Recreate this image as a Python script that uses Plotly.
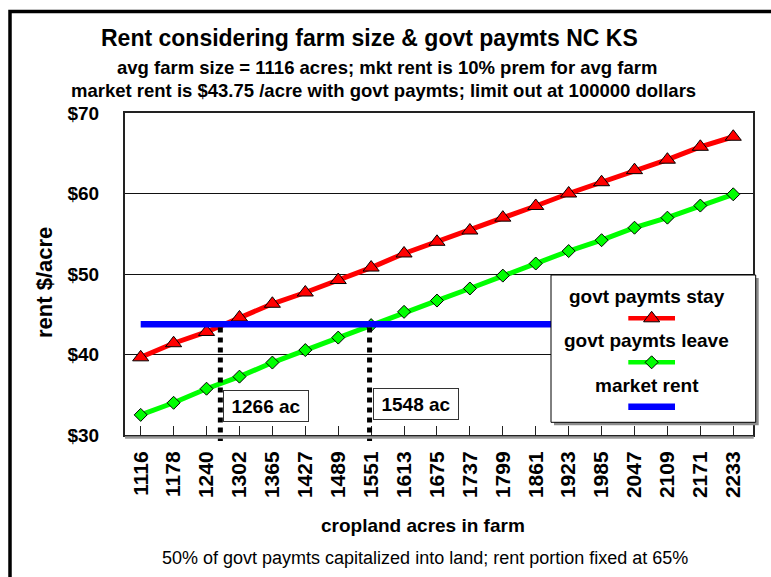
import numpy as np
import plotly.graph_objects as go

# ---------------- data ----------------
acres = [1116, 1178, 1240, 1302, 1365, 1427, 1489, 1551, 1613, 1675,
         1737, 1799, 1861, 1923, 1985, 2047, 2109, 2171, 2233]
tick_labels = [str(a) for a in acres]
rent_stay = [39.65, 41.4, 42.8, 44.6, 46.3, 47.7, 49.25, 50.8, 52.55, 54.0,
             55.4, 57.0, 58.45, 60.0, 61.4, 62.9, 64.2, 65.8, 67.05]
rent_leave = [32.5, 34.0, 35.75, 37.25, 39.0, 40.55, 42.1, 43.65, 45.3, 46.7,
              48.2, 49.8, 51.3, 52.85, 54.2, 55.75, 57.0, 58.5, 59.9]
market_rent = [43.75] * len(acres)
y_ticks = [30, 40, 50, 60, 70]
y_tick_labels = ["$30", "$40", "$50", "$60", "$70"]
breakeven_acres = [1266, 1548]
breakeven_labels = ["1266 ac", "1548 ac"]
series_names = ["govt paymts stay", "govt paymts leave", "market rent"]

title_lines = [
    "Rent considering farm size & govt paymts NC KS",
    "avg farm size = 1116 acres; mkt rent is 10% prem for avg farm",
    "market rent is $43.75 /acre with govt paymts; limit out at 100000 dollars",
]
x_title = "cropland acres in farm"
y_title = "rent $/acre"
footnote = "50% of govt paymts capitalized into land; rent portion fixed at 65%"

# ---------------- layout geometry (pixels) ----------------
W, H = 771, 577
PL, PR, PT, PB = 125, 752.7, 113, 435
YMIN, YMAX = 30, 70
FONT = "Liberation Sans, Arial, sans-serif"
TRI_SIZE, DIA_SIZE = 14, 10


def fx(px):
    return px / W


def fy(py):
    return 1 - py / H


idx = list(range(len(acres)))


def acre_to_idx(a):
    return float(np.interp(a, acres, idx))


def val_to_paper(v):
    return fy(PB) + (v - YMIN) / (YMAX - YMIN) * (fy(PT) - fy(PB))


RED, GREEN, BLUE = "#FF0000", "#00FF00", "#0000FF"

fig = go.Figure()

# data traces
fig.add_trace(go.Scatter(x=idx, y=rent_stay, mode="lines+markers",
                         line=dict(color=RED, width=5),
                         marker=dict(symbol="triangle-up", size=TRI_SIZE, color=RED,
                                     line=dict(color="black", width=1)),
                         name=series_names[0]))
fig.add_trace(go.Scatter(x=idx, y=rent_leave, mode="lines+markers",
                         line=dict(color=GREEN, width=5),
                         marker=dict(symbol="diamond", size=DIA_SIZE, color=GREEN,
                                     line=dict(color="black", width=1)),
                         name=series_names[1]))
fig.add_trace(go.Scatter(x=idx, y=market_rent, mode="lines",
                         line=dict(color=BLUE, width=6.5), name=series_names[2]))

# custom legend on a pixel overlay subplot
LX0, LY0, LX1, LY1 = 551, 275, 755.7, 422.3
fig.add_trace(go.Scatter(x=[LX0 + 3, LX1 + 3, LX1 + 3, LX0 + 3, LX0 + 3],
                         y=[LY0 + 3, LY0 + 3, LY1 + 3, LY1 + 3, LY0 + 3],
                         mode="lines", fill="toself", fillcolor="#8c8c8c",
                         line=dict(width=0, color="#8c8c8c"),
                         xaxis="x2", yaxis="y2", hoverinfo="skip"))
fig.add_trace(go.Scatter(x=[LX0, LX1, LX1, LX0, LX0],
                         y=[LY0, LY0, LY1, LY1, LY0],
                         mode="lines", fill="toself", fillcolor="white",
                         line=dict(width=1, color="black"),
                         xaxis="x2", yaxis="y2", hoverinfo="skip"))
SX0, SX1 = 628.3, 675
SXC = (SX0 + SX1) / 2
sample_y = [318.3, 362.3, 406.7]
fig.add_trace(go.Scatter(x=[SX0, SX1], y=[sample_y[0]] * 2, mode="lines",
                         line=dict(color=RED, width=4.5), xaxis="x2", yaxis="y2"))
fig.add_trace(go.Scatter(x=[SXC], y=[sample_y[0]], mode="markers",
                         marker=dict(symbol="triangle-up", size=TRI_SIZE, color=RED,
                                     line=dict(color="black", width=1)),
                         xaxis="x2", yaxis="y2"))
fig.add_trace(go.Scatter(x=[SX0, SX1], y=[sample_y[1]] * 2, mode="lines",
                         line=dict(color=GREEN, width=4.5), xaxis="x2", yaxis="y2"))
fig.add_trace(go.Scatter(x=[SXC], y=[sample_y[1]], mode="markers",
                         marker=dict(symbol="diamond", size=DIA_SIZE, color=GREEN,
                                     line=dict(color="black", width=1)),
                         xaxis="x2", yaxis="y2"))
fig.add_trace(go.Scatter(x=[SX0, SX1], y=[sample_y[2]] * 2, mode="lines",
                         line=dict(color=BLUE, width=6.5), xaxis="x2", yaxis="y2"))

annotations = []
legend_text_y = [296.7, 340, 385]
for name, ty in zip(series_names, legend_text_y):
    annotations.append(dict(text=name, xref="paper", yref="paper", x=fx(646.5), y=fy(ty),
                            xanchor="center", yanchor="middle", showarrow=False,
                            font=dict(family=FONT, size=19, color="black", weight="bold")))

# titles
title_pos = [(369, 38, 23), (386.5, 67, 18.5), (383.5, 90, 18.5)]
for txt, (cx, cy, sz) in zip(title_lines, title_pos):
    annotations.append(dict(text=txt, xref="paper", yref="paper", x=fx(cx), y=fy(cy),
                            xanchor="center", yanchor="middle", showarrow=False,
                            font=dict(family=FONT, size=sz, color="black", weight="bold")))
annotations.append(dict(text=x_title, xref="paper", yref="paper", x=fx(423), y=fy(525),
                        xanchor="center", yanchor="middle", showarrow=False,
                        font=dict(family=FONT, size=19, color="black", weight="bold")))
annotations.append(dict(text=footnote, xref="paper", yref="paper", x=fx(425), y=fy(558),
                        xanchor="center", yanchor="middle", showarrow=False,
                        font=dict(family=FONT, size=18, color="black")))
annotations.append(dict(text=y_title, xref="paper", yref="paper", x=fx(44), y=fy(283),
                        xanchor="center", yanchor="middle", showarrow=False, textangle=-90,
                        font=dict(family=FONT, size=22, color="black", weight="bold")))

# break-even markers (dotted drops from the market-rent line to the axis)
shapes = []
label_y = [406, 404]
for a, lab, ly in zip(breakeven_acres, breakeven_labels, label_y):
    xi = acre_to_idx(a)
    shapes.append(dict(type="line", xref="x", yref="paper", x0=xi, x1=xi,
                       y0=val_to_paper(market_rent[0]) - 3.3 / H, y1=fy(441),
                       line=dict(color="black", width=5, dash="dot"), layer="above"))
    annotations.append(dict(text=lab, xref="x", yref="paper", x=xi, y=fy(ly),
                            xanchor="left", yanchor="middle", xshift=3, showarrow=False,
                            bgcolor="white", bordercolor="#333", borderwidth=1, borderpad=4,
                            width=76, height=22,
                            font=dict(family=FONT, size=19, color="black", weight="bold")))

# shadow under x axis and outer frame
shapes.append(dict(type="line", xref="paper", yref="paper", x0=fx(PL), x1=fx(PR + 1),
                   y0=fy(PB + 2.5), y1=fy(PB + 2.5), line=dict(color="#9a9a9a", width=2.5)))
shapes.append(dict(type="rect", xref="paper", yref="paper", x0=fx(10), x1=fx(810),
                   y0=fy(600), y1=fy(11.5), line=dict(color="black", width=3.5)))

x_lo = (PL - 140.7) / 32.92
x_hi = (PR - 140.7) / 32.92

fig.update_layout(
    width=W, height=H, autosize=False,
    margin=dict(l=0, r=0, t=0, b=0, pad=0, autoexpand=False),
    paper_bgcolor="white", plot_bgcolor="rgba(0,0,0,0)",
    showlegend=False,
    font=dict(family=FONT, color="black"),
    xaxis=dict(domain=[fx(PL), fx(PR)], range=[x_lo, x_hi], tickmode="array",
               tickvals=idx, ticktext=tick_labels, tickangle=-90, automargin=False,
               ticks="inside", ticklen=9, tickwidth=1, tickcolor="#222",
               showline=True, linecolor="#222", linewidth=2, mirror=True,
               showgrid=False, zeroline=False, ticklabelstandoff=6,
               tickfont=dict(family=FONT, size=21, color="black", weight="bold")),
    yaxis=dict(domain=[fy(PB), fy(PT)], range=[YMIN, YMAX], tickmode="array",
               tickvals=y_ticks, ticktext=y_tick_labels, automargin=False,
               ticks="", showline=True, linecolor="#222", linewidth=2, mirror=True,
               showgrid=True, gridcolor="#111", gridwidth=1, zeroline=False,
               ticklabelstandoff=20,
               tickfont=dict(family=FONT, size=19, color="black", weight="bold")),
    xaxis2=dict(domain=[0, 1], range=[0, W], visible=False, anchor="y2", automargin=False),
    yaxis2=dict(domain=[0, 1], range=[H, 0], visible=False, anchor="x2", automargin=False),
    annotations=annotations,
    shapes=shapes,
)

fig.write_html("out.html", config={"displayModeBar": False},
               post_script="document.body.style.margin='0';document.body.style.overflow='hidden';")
┄┄┄┄┄┄┄┄┄┄┄┄┄┄┄┄┄┄┄┄
**Exercise**
Every line from the top of the material above through the line with "import plotly.graph_objects as go" should be duplicated exactly, please; leave out the pictures.

**The answer**
Recreate this image as a Python script that uses Plotly.
import numpy as np
import plotly.graph_objects as go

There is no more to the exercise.